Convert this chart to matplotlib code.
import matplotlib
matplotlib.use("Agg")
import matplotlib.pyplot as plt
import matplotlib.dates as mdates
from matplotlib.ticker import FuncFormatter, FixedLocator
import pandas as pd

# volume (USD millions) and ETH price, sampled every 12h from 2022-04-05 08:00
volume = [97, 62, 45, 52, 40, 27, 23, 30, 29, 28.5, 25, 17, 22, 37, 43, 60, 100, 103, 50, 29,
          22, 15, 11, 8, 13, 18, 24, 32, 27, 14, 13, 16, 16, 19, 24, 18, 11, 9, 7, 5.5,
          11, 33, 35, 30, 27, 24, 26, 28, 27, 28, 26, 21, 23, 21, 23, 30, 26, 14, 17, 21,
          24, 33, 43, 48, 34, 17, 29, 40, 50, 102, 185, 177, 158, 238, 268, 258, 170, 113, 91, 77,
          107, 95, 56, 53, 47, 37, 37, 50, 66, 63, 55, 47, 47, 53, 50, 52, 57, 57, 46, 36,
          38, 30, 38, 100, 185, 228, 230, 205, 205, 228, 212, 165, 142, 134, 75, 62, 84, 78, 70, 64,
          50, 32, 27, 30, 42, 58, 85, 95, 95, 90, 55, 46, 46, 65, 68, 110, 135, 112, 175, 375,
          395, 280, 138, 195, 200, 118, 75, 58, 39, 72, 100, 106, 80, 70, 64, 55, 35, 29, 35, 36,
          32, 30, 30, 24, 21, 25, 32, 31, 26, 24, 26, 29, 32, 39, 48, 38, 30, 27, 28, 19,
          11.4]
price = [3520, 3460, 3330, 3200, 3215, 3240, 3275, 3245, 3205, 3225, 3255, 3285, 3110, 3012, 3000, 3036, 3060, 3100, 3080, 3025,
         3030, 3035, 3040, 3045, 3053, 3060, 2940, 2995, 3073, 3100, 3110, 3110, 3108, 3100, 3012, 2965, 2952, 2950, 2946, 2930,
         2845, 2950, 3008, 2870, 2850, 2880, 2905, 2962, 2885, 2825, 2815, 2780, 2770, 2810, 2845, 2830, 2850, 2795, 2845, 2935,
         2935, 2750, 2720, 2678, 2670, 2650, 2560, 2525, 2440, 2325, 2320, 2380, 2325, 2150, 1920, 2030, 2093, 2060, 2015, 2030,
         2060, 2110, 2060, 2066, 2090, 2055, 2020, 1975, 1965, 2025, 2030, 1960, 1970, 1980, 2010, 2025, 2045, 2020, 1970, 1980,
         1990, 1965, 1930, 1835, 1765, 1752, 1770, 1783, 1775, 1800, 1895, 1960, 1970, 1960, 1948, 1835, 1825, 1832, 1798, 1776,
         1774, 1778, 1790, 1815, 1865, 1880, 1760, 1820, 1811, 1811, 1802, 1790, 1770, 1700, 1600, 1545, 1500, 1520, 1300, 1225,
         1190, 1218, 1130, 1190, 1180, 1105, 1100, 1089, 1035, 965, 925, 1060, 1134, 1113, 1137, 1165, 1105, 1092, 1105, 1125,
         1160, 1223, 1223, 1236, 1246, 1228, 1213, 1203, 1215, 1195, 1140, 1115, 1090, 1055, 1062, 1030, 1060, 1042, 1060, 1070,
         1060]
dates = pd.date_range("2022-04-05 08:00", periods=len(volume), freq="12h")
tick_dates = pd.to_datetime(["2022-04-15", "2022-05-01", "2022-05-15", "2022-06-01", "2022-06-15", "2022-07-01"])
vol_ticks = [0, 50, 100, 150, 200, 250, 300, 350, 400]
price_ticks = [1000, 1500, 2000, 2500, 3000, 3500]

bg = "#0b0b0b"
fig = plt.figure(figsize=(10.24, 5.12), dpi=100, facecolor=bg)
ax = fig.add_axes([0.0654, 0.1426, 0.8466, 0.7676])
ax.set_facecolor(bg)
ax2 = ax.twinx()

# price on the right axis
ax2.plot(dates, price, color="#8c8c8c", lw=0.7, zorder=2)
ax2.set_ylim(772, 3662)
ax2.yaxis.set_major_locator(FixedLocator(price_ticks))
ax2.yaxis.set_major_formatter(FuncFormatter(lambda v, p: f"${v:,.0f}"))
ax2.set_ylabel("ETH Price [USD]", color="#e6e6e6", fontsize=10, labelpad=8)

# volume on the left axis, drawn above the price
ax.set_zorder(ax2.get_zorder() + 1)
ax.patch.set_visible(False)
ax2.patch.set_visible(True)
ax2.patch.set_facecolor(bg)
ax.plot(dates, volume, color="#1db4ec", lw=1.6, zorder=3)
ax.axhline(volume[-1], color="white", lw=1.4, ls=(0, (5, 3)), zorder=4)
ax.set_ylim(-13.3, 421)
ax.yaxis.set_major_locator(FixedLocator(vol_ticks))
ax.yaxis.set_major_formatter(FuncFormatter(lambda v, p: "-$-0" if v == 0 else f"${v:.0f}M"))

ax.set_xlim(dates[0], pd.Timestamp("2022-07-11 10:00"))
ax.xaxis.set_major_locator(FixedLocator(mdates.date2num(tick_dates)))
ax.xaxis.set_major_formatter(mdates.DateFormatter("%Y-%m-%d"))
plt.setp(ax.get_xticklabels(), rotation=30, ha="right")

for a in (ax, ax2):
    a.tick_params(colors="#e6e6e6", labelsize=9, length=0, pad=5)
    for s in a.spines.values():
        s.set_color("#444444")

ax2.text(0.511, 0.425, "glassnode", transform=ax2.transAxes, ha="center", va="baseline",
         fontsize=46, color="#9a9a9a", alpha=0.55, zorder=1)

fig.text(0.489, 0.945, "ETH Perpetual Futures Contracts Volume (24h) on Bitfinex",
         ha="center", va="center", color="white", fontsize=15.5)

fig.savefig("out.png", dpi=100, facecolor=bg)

Required work:
From the first line to the last, retype the data exactly.

Answer to the problem:
Convert this chart to matplotlib code.
import matplotlib
matplotlib.use("Agg")
import matplotlib.pyplot as plt
import matplotlib.dates as mdates
from matplotlib.ticker import FuncFormatter, FixedLocator
import pandas as pd

# volume (USD millions) and ETH price, sampled every 12h from 2022-04-05 08:00
volume = [97, 62, 45, 52, 40, 27, 23, 30, 29, 28.5, 25, 17, 22, 37, 43, 60, 100, 103, 50, 29,
          22, 15, 11, 8, 13, 18, 24, 32, 27, 14, 13, 16, 16, 19, 24, 18, 11, 9, 7, 5.5,
          11, 33, 35, 30, 27, 24, 26, 28, 27, 28, 26, 21, 23, 21, 23, 30, 26, 14, 17, 21,
          24, 33, 43, 48, 34, 17, 29, 40, 50, 102, 185, 177, 158, 238, 268, 258, 170, 113, 91, 77,
          107, 95, 56, 53, 47, 37, 37, 50, 66, 63, 55, 47, 47, 53, 50, 52, 57, 57, 46, 36,
          38, 30, 38, 100, 185, 228, 230, 205, 205, 228, 212, 165, 142, 134, 75, 62, 84, 78, 70, 64,
          50, 32, 27, 30, 42, 58, 85, 95, 95, 90, 55, 46, 46, 65, 68, 110, 135, 112, 175, 375,
          395, 280, 138, 195, 200, 118, 75, 58, 39, 72, 100, 106, 80, 70, 64, 55, 35, 29, 35, 36,
          32, 30, 30, 24, 21, 25, 32, 31, 26, 24, 26, 29, 32, 39, 48, 38, 30, 27, 28, 19,
          11.4]
price = [3520, 3460, 3330, 3200, 3215, 3240, 3275, 3245, 3205, 3225, 3255, 3285, 3110, 3012, 3000, 3036, 3060, 3100, 3080, 3025,
         3030, 3035, 3040, 3045, 3053, 3060, 2940, 2995, 3073, 3100, 3110, 3110, 3108, 3100, 3012, 2965, 2952, 2950, 2946, 2930,
         2845, 2950, 3008, 2870, 2850, 2880, 2905, 2962, 2885, 2825, 2815, 2780, 2770, 2810, 2845, 2830, 2850, 2795, 2845, 2935,
         2935, 2750, 2720, 2678, 2670, 2650, 2560, 2525, 2440, 2325, 2320, 2380, 2325, 2150, 1920, 2030, 2093, 2060, 2015, 2030,
         2060, 2110, 2060, 2066, 2090, 2055, 2020, 1975, 1965, 2025, 2030, 1960, 1970, 1980, 2010, 2025, 2045, 2020, 1970, 1980,
         1990, 1965, 1930, 1835, 1765, 1752, 1770, 1783, 1775, 1800, 1895, 1960, 1970, 1960, 1948, 1835, 1825, 1832, 1798, 1776,
         1774, 1778, 1790, 1815, 1865, 1880, 1760, 1820, 1811, 1811, 1802, 1790, 1770, 1700, 1600, 1545, 1500, 1520, 1300, 1225,
         1190, 1218, 1130, 1190, 1180, 1105, 1100, 1089, 1035, 965, 925, 1060, 1134, 1113, 1137, 1165, 1105, 1092, 1105, 1125,
         1160, 1223, 1223, 1236, 1246, 1228, 1213, 1203, 1215, 1195, 1140, 1115, 1090, 1055, 1062, 1030, 1060, 1042, 1060, 1070,
         1060]
dates = pd.date_range("2022-04-05 08:00", periods=len(volume), freq="12h")
tick_dates = pd.to_datetime(["2022-04-15", "2022-05-01", "2022-05-15", "2022-06-01", "2022-06-15", "2022-07-01"])
vol_ticks = [0, 50, 100, 150, 200, 250, 300, 350, 400]
price_ticks = [1000, 1500, 2000, 2500, 3000, 3500]

bg = "#0b0b0b"
fig = plt.figure(figsize=(10.24, 5.12), dpi=100, facecolor=bg)
ax = fig.add_axes([0.0654, 0.1426, 0.8466, 0.7676])
ax.set_facecolor(bg)
ax2 = ax.twinx()

# price on the right axis
ax2.plot(dates, price, color="#8c8c8c", lw=0.7, zorder=2)
ax2.set_ylim(772, 3662)
ax2.yaxis.set_major_locator(FixedLocator(price_ticks))
ax2.yaxis.set_major_formatter(FuncFormatter(lambda v, p: f"${v:,.0f}"))
ax2.set_ylabel("ETH Price [USD]", color="#e6e6e6", fontsize=10, labelpad=8)

# volume on the left axis, drawn above the price
ax.set_zorder(ax2.get_zorder() + 1)
ax.patch.set_visible(False)
ax2.patch.set_visible(True)
ax2.patch.set_facecolor(bg)
ax.plot(dates, volume, color="#1db4ec", lw=1.6, zorder=3)
ax.axhline(volume[-1], color="white", lw=1.4, ls=(0, (5, 3)), zorder=4)
ax.set_ylim(-13.3, 421)
ax.yaxis.set_major_locator(FixedLocator(vol_ticks))
ax.yaxis.set_major_formatter(FuncFormatter(lambda v, p: "-$-0" if v == 0 else f"${v:.0f}M"))

ax.set_xlim(dates[0], pd.Timestamp("2022-07-11 10:00"))
ax.xaxis.set_major_locator(FixedLocator(mdates.date2num(tick_dates)))
ax.xaxis.set_major_formatter(mdates.DateFormatter("%Y-%m-%d"))
plt.setp(ax.get_xticklabels(), rotation=30, ha="right")

for a in (ax, ax2):
    a.tick_params(colors="#e6e6e6", labelsize=9, length=0, pad=5)
    for s in a.spines.values():
        s.set_color("#444444")

ax2.text(0.511, 0.425, "glassnode", transform=ax2.transAxes, ha="center", va="baseline",
         fontsize=46, color="#9a9a9a", alpha=0.55, zorder=1)

fig.text(0.489, 0.945, "ETH Perpetual Futures Contracts Volume (24h) on Bitfinex",
         ha="center", va="center", color="white", fontsize=15.5)

fig.savefig("out.png", dpi=100, facecolor=bg)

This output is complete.